I dismissed that. It might have been what he was looking for, but it wasn’t what got him killed. ‘Nothing about DAR-X in the notebook?’

‘That was a different project.’ He slid off the stool so I could take a look through the microscope. ‘Some micro-organism in the water was corroding their pipes. They asked Hagger to analyse it.’

I was more interested in the pipe than the bugs in the water. I hoped I’d find something inside it, fibre optics or antenna cable. So far as I could see, it was just a hollow tube.

‘How about that key?’ I asked. Casual as I could. ‘Last I heard, we didn’t have any locks at Zodiac.’

A strange look crossed his face, like he wished I hadn’t seen it. I could see him thinking about what to tell me.

‘I found it where Hagger died, by the crevasse. It must have fallen out of his pocket.’

That got my attention — if it was true. ‘Did Hagger have a filing cabinet, or a desk drawer he kept locked?’

He waved his hand around the lab. ‘I’ve looked everywhere. As you say, there aren’t any locks at Zodiac.’

‘No secrets among friends,’ I said cheerfully.

‘Maybe it was his house key and he forgot it was in his pocket.’

‘Maybe he had a secret liquor cabinet chilling in the glacier.’

We both laughed.

‘I have to go,’ I said. ‘Need to check my emails.

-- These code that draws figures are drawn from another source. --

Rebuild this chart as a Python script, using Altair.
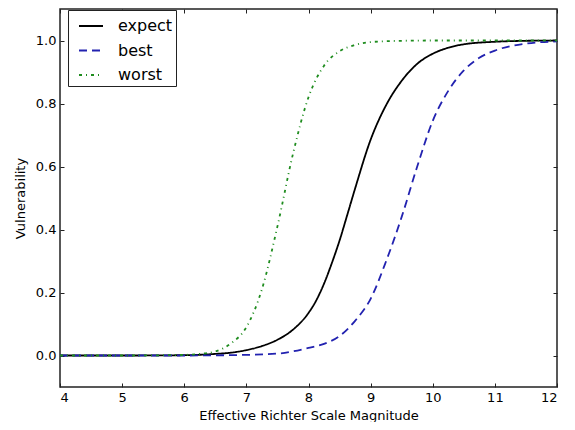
import altair as alt
import pandas as pd

series_names = ["expect", "best", "worst"]

expect_x = [4, 5, 6, 6.5, 6.75, 7, 7.25, 7.5, 7.75, 8, 8.125, 8.25, 8.375, 8.5, 8.625, 8.75, 9, 9.25, 9.5, 9.75, 10, 10.25, 10.5, 11, 11.5, 12]
expect_y = [0, 0, 0.001, 0.005, 0.009, 0.017, 0.03, 0.05, 0.082, 0.135, 0.175, 0.228, 0.293, 0.365, 0.447, 0.53, 0.685, 0.795, 0.872, 0.926, 0.958, 0.977, 0.988, 0.996, 0.999, 1.0]

best_x = [4, 5, 6, 7, 7.5, 8, 8.25, 8.5, 8.75, 9, 9.25, 9.5, 9.75, 10, 10.25, 10.5, 10.75, 11, 11.5, 12]
best_y = [0, 0, 0, 0.002, 0.006, 0.024, 0.037, 0.062, 0.11, 0.18, 0.30, 0.44, 0.60, 0.745, 0.84, 0.905, 0.945, 0.968, 0.99, 0.997]

worst_x = [4, 5, 5.5, 6, 6.25, 6.5, 6.75, 7, 7.25, 7.5, 7.75, 8, 8.25, 8.5, 8.75, 9, 9.5, 10, 11, 12]
worst_y = [0, 0, 0.0005, 0.002, 0.005, 0.013, 0.038, 0.09, 0.21, 0.41, 0.64, 0.82, 0.92, 0.966, 0.986, 0.995, 0.999, 1.0, 1.0, 1.0]

x_ticks = [4, 5, 6, 7, 8, 9, 10, 11, 12]
y_ticks = [0.0, 0.2, 0.4, 0.6, 0.8, 1.0]

rows = []
for name, xs, ys in [("expect", expect_x, expect_y), ("best", best_x, best_y), ("worst", worst_x, worst_y)]:
    for i, (a, b) in enumerate(zip(xs, ys)):
        rows.append({"x": a, "y": b, "series": name, "order": i})
df = pd.DataFrame(rows)

FONT = "DejaVu Sans"
xscale = alt.Scale(domain=[4, 12], nice=False, zero=False)
yscale = alt.Scale(domain=[-0.1, 1.1], nice=False, zero=False)

lines = alt.Chart(df).mark_line(strokeWidth=1.8, interpolate="monotone").encode(
    x=alt.X("x:Q", scale=xscale,
            axis=alt.Axis(orient="bottom", values=x_ticks, format="d", offset=-4, tickSize=4,
                          domain=False, labelPadding=4, titlePadding=5,
                          title="Effective Richter Scale Magnitude")),
    y=alt.Y("y:Q", scale=yscale,
            axis=alt.Axis(orient="left", values=y_ticks, format=".1f", offset=-4, tickSize=4,
                          domain=False, labelPadding=4, titlePadding=8, title="Vulnerability")),
    color=alt.Color("series:N", scale=alt.Scale(domain=series_names, range=["#000000", "#2222b0", "#1e8c1e"]),
                    legend=alt.Legend(title=None, orient="none", legendX=8, legendY=1)),
    strokeDash=alt.StrokeDash("series:N", scale=alt.Scale(domain=series_names, range=[[1, 0], [8, 5], [3, 4, 1, 4]]),
                              legend=alt.Legend(title=None, orient="none", legendX=8, legendY=1)),
    order="order:Q",
)

frame = alt.Chart(df).mark_line(opacity=0).encode(
    x=alt.X("x:Q", scale=xscale,
            axis=alt.Axis(orient="top", values=x_ticks, labels=False, offset=-4, tickSize=4,
                          domain=False, title=None)),
    y=alt.Y("y:Q", scale=yscale,
            axis=alt.Axis(orient="right", values=y_ticks, labels=False, offset=-4, tickSize=4,
                          domain=False, title=None)),
    detail="series:N",
)

chart = alt.layer(lines, frame).resolve_scale(x="independent", y="independent").properties(
    width=497, height=378,
    padding={"left": 6, "top": 0, "right": 0, "bottom": 0},
).configure_view(
    stroke="#222222", strokeWidth=1.5
).configure_axis(
    labelFont=FONT, titleFont=FONT, labelFontSize=13, titleFontSize=13,
    titleFontWeight="normal", labelColor="black", titleColor="black",
    tickColor="#222222", tickWidth=1, grid=False,
).configure_legend(
    labelFont=FONT, labelFontSize=16, labelColor="black",
    symbolType="stroke", symbolSize=576, symbolStrokeWidth=1.8,
    strokeColor="#222222", fillColor="white", padding=3, rowPadding=3.5,
    symbolOffset=7, labelOffset=14, cornerRadius=0,
)

chart.save("out.html", embed_options={"renderer": "svg", "actions": False})
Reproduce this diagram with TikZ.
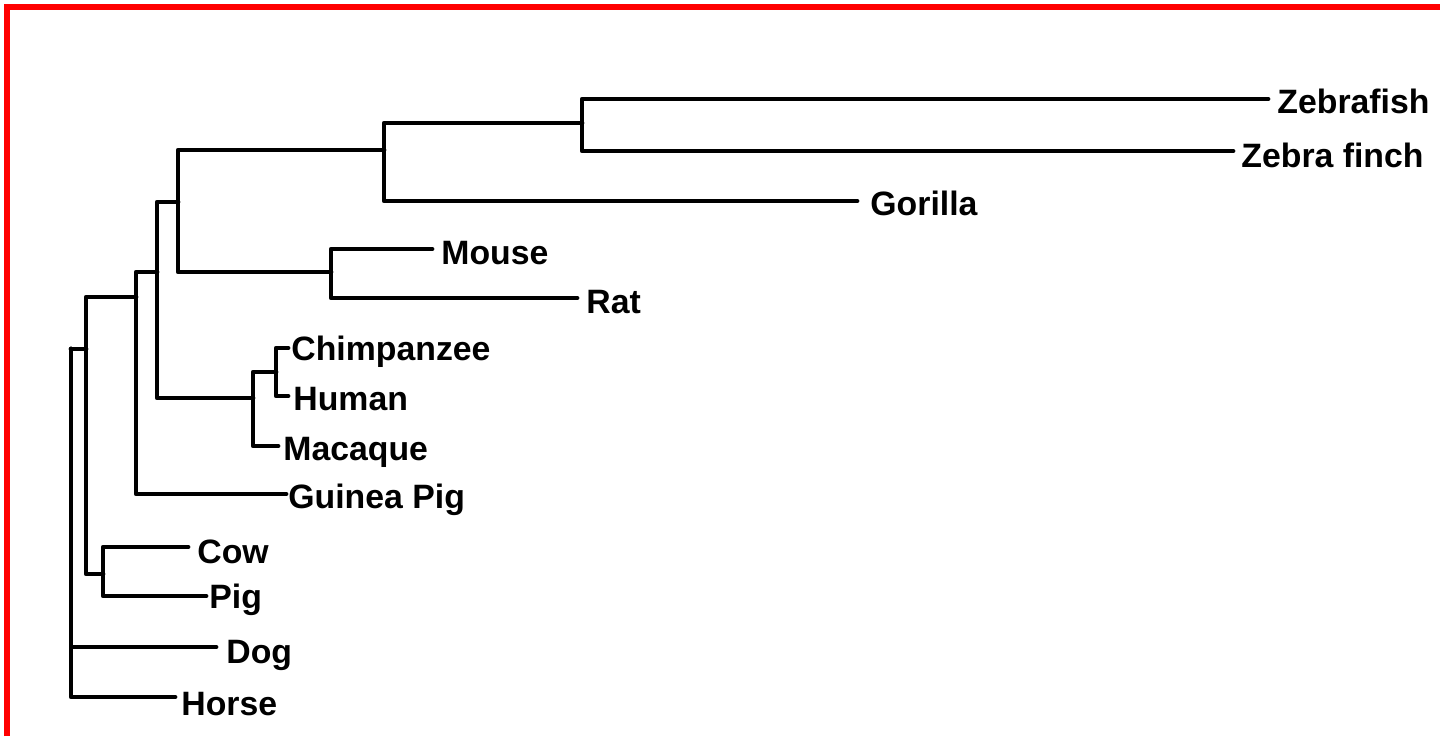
\documentclass[tikz,border=0pt]{standalone}
\usepackage{fontspec}
\setmainfont{Liberation Sans}
\begin{document}
\begin{tikzpicture}[x=0.5pt,y=-0.5pt,
  branch/.style={line width=2.4pt,line cap=round,line join=round,black},
  taxon/.style={anchor=base west,inner sep=0pt,font=\fontsize{16.9}{20}\selectfont\bfseries},
  frame/.style={line width=2.6pt,color=red}]
\useasboundingbox (0,0) rectangle (1440,736);
% frame along the top and left edges
\draw[frame] (7,736) -- (7,7) -- (1440,7);

% internal nodes (placed where the parent branch joins)
\coordinate (root) at (71,349);
\coordinate (nA)   at (86,349);
\coordinate (nB)   at (136,297);
\coordinate (nC)   at (157,272);
\coordinate (nD)   at (178,202);
\coordinate (nE)   at (384,150);
\coordinate (nF)   at (582,123);
\coordinate (nMR)  at (331,272);
\coordinate (nPr)  at (253,398);
\coordinate (nCH)  at (276,372);
\coordinate (nCP)  at (103,574);

% branch tips
\coordinate (tZf)  at (1268,99);
\coordinate (tZb)  at (1233,151);
\coordinate (tGo)  at (857,201);
\coordinate (tMo)  at (432,249);
\coordinate (tRa)  at (577,298);
\coordinate (tCh)  at (288,348);
\coordinate (tHu)  at (288,396);
\coordinate (tMa)  at (278,446);
\coordinate (tGp)  at (286,494);
\coordinate (tCo)  at (188,547);
\coordinate (tPi)  at (206,596);
\coordinate (tDo)  at (216,647);
\coordinate (tHo)  at (175,697);

% taxon labels
\node[taxon] (lZf) at (1277,113) {Zebrafish};
\node[taxon] (lZb) at (1241,167) {Zebra finch};
\node[taxon] (lGo) at (870,215)  {Gorilla};
\node[taxon] (lMo) at (441,264)  {Mouse};
\node[taxon] (lRa) at (586,313)  {Rat};
\node[taxon] (lCh) at (291,360)  {Chimpanzee};
\node[taxon] (lHu) at (293,410)  {Human};
\node[taxon] (lMa) at (283,460)  {Macaque};
\node[taxon] (lGp) at (288,508)  {Guinea Pig};
\node[taxon] (lCo) at (197,563)  {Cow};
\node[taxon] (lPi) at (209,608)  {Pig};
\node[taxon] (lDo) at (226,663)  {Dog};
\node[taxon] (lHo) at (181,715)  {Horse};

% branches
\draw[branch] (root) -- (nA);
\draw[branch] (root) |- (tDo);
\draw[branch] (root) |- (tHo);
\draw[branch] (nA) |- (nB);
\draw[branch] (nA) |- (nCP);
\draw[branch] (nCP) |- (tCo);
\draw[branch] (nCP) |- (tPi);
\draw[branch] (nB) |- (nC);
\draw[branch] (nB) |- (tGp);
\draw[branch] (nC) |- (nD);
\draw[branch] (nC) |- (nPr);
\draw[branch] (nPr) |- (nCH);
\draw[branch] (nPr) |- (tMa);
\draw[branch] (nCH) |- (tCh);
\draw[branch] (nCH) |- (tHu);
\draw[branch] (nD) |- (nE);
\draw[branch] (nD) |- (nMR);
\draw[branch] (nMR) |- (tMo);
\draw[branch] (nMR) |- (tRa);
\draw[branch] (nE) |- (nF);
\draw[branch] (nE) |- (tGo);
\draw[branch] (nF) |- (tZf);
\draw[branch] (nF) |- (tZb);
\end{tikzpicture}
\end{document}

Let me know if you find anything.’

‘Right away,’ he promised.

I could tell he wanted me to leave, so I didn’t linger. I went straight out in the corridor. Of course, I left the door open a tad. The corridor’s so dark, you wouldn’t really see someone watching you through the crack.

As soon as I was gone, Anderson took the key off the bench and hid it in a drawer. I guess he wished he could have locked it away safe — but there are no locks at Zodiac. Nothing to stop a guy going into a lab at night and taking something out of a drawer.

Back in my room, the reply had come in from Malick.

I’m in meetings all day, but hopefully can get to it tomorrow. Levels >1400 definitely something worth talking about.

He couldn’t make it until tomorrow. I remembered what Greta had said and called up the weather forecast. It didn’t look good. A polar low was heading our way from Greenland: I could see the comma cloud coming together on the satellite, the long tail starting to turn. Those things move almost as fast as a hurricane. When it hit, it was going to get ugly.

But I had to get back to Vitangelsk, and see if the key fitted the lock.